Sul finale si colgono frenate e accelerazioni. Nel San Giorgio dell’omonima abbazia isolana ci troviamo davanti a una pala quadra ancora pienamente quattrocentesca dipinta però su una tela grezza a trama grossa già così cinquecentesca, che nella metafisica predella, sulla quale si leggono la firma e la data del 1516, diventa quasi parte della rappresentazione, tanto è evidente. Con la morte di Bellini, poi, Carpaccio dimostra un lampante avvicinamento ai modi del maestro, come nella Fuga in Egitto a lungo attribuita proprio a Giovanni. Per poi virare repentinamente verso tentativi di monumentalità che apre ormai a un’altra stagione, come dimostra il San Paolo di Chioggia avvolto nell’ampio panneggio rosso, ambientato però in un prato fiorito ancora miniaturisticamente fiammingo.

Una produzione, soprattutto questa degli ultimi anni, che deve probabilmente fare i conti con una committenza che non era subito riuscita ad aggiornarsi sulle ultime tendenze giorgionesche e richiedeva ancora una pittura calata nella comfort zone della tradizione belliniana.

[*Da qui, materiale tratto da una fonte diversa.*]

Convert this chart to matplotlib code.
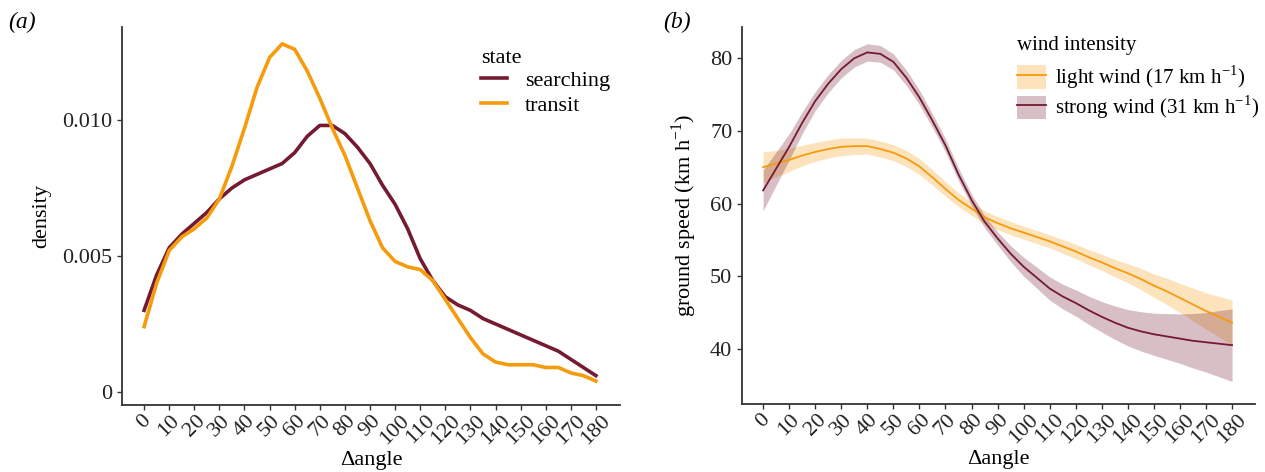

Si sente la mancanza dei grandi capolavori di Vittore, come la Meditazione del Metropolitan Musem di New York, come il Cavaliere Thyssen di Madrid, la veneziana pala di San Vidal o l’onirica, e terrificante, Preparazione al sepolcro di Berlino (in parte esposti, invece, nell’edizione americana della mostra, che ha preceduto quella italiana), perché non bastano a sostituirli i lavori fatti per i territori dell’Istria e della Dalmazia, che risentono in parte del dislivello dettato dalle dinamiche tra centro e periferia.